[To do] Please give the data below again in full, exactly as it stands.

[Information provided]
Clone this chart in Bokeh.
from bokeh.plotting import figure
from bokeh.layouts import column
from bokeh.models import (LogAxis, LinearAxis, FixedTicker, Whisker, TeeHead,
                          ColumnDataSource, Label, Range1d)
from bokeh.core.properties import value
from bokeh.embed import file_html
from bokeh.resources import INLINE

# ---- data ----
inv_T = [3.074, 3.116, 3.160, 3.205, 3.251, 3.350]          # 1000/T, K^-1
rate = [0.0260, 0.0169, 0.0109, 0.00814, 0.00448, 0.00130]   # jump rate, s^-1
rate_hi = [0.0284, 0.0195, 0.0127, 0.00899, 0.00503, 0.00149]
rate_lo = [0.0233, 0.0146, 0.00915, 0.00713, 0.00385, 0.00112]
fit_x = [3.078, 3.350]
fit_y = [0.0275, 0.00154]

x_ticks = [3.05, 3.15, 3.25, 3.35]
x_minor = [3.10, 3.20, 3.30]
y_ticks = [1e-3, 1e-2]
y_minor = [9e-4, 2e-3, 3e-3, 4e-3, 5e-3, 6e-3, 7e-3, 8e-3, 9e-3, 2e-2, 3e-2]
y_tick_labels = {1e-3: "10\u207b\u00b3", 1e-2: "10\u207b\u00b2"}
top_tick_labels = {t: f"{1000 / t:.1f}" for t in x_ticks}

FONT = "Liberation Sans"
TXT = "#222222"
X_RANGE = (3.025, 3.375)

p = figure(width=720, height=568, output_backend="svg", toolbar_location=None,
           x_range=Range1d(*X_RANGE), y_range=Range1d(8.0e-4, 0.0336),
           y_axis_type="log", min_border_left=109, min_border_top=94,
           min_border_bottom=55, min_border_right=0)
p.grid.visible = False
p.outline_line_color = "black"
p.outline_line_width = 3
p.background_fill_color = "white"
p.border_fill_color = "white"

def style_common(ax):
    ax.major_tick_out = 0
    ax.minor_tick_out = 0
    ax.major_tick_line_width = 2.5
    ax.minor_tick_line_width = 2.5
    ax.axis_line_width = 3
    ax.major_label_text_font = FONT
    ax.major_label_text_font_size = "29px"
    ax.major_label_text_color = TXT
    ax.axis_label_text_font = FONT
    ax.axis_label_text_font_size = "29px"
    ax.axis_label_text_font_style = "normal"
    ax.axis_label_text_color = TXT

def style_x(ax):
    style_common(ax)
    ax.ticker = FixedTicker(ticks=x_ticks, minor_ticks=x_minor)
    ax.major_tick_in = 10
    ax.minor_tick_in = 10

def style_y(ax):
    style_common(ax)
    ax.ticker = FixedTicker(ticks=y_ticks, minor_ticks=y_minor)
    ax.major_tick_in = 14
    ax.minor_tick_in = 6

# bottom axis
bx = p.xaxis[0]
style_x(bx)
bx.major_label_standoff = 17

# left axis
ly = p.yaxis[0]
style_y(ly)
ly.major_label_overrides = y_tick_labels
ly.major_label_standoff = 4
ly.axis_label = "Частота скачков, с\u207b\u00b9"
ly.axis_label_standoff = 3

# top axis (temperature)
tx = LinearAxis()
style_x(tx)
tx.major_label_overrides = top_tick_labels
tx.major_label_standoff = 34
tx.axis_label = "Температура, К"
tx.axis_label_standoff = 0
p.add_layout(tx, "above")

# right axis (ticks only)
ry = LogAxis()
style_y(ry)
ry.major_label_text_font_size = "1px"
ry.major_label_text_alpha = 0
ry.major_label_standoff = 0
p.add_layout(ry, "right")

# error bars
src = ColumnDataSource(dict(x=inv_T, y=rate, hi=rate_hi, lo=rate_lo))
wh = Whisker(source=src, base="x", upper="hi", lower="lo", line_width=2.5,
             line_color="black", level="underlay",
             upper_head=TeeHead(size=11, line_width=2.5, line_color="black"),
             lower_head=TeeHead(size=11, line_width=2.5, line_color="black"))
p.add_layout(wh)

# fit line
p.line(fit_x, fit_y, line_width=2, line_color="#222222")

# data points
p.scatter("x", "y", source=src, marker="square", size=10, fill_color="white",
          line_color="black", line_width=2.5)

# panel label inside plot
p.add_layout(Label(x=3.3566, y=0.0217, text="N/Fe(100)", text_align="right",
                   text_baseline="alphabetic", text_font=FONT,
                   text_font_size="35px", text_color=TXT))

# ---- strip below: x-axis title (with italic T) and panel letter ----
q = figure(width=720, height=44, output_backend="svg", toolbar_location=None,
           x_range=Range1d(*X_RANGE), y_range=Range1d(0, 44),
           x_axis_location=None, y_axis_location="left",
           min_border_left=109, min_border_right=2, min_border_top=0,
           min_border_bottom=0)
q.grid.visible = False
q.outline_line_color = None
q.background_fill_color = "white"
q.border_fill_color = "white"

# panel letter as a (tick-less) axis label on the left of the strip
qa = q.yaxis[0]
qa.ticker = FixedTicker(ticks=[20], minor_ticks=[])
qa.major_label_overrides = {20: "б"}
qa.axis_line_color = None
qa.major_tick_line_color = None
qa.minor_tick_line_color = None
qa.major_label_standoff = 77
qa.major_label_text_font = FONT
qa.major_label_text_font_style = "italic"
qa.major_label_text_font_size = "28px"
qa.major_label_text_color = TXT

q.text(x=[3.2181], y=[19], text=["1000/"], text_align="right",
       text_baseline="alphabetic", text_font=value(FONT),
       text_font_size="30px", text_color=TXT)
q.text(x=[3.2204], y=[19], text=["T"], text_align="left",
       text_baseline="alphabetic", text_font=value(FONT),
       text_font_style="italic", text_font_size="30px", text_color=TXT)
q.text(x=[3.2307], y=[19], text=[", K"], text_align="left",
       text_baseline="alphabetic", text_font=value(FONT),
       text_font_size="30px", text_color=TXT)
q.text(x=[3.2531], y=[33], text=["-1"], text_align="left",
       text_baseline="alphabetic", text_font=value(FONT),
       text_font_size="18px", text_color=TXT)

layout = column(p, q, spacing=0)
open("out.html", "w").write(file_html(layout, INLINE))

[Exercise result]
Clone this chart in Bokeh.
from bokeh.plotting import figure
from bokeh.layouts import column
from bokeh.models import (LogAxis, LinearAxis, FixedTicker, Whisker, TeeHead,
                          ColumnDataSource, Label, Range1d)
from bokeh.core.properties import value
from bokeh.embed import file_html
from bokeh.resources import INLINE

# ---- data ----
inv_T = [3.074, 3.116, 3.160, 3.205, 3.251, 3.350]          # 1000/T, K^-1
rate = [0.0260, 0.0169, 0.0109, 0.00814, 0.00448, 0.00130]   # jump rate, s^-1
rate_hi = [0.0284, 0.0195, 0.0127, 0.00899, 0.00503, 0.00149]
rate_lo = [0.0233, 0.0146, 0.00915, 0.00713, 0.00385, 0.00112]
fit_x = [3.078, 3.350]
fit_y = [0.0275, 0.00154]

x_ticks = [3.05, 3.15, 3.25, 3.35]
x_minor = [3.10, 3.20, 3.30]
y_ticks = [1e-3, 1e-2]
y_minor = [9e-4, 2e-3, 3e-3, 4e-3, 5e-3, 6e-3, 7e-3, 8e-3, 9e-3, 2e-2, 3e-2]
y_tick_labels = {1e-3: "10\u207b\u00b3", 1e-2: "10\u207b\u00b2"}
top_tick_labels = {t: f"{1000 / t:.1f}" for t in x_ticks}

FONT = "Liberation Sans"
TXT = "#222222"
X_RANGE = (3.025, 3.375)

p = figure(width=720, height=568, output_backend="svg", toolbar_location=None,
           x_range=Range1d(*X_RANGE), y_range=Range1d(8.0e-4, 0.0336),
           y_axis_type="log", min_border_left=109, min_border_top=94,
           min_border_bottom=55, min_border_right=0)
p.grid.visible = False
p.outline_line_color = "black"
p.outline_line_width = 3
p.background_fill_color = "white"
p.border_fill_color = "white"

def style_common(ax):
    ax.major_tick_out = 0
    ax.minor_tick_out = 0
    ax.major_tick_line_width = 2.5
    ax.minor_tick_line_width = 2.5
    ax.axis_line_width = 3
    ax.major_label_text_font = FONT
    ax.major_label_text_font_size = "29px"
    ax.major_label_text_color = TXT
    ax.axis_label_text_font = FONT
    ax.axis_label_text_font_size = "29px"
    ax.axis_label_text_font_style = "normal"
    ax.axis_label_text_color = TXT

def style_x(ax):
    style_common(ax)
    ax.ticker = FixedTicker(ticks=x_ticks, minor_ticks=x_minor)
    ax.major_tick_in = 10
    ax.minor_tick_in = 10

def style_y(ax):
    style_common(ax)
    ax.ticker = FixedTicker(ticks=y_ticks, minor_ticks=y_minor)
    ax.major_tick_in = 14
    ax.minor_tick_in = 6

# bottom axis
bx = p.xaxis[0]
style_x(bx)
bx.major_label_standoff = 17

# left axis
ly = p.yaxis[0]
style_y(ly)
ly.major_label_overrides = y_tick_labels
ly.major_label_standoff = 4
ly.axis_label = "Частота скачков, с\u207b\u00b9"
ly.axis_label_standoff = 3

# top axis (temperature)
tx = LinearAxis()
style_x(tx)
tx.major_label_overrides = top_tick_labels
tx.major_label_standoff = 34
tx.axis_label = "Температура, К"
tx.axis_label_standoff = 0
p.add_layout(tx, "above")

# right axis (ticks only)
ry = LogAxis()
style_y(ry)
ry.major_label_text_font_size = "1px"
ry.major_label_text_alpha = 0
ry.major_label_standoff = 0
p.add_layout(ry, "right")

# error bars
src = ColumnDataSource(dict(x=inv_T, y=rate, hi=rate_hi, lo=rate_lo))
wh = Whisker(source=src, base="x", upper="hi", lower="lo", line_width=2.5,
             line_color="black", level="underlay",
             upper_head=TeeHead(size=11, line_width=2.5, line_color="black"),
             lower_head=TeeHead(size=11, line_width=2.5, line_color="black"))
p.add_layout(wh)

# fit line
p.line(fit_x, fit_y, line_width=2, line_color="#222222")

# data points
p.scatter("x", "y", source=src, marker="square", size=10, fill_color="white",
          line_color="black", line_width=2.5)

# panel label inside plot
p.add_layout(Label(x=3.3566, y=0.0217, text="N/Fe(100)", text_align="right",
                   text_baseline="alphabetic", text_font=FONT,
                   text_font_size="35px", text_color=TXT))

# ---- strip below: x-axis title (with italic T) and panel letter ----
q = figure(width=720, height=44, output_backend="svg", toolbar_location=None,
           x_range=Range1d(*X_RANGE), y_range=Range1d(0, 44),
           x_axis_location=None, y_axis_location="left",
           min_border_left=109, min_border_right=2, min_border_top=0,
           min_border_bottom=0)
q.grid.visible = False
q.outline_line_color = None
q.background_fill_color = "white"
q.border_fill_color = "white"

# panel letter as a (tick-less) axis label on the left of the strip
qa = q.yaxis[0]
qa.ticker = FixedTicker(ticks=[20], minor_ticks=[])
qa.major_label_overrides = {20: "б"}
qa.axis_line_color = None
qa.major_tick_line_color = None
qa.minor_tick_line_color = None
qa.major_label_standoff = 77
qa.major_label_text_font = FONT
qa.major_label_text_font_style = "italic"
qa.major_label_text_font_size = "28px"
qa.major_label_text_color = TXT

q.text(x=[3.2181], y=[19], text=["1000/"], text_align="right",
       text_baseline="alphabetic", text_font=value(FONT),
       text_font_size="30px", text_color=TXT)
q.text(x=[3.2204], y=[19], text=["T"], text_align="left",
       text_baseline="alphabetic", text_font=value(FONT),
       text_font_style="italic", text_font_size="30px", text_color=TXT)
q.text(x=[3.2307], y=[19], text=[", K"], text_align="left",
       text_baseline="alphabetic", text_font=value(FONT),
       text_font_size="30px", text_color=TXT)
q.text(x=[3.2531], y=[33], text=["-1"], text_align="left",
       text_baseline="alphabetic", text_font=value(FONT),
       text_font_size="18px", text_color=TXT)

layout = column(p, q, spacing=0)
open("out.html", "w").write(file_html(layout, INLINE))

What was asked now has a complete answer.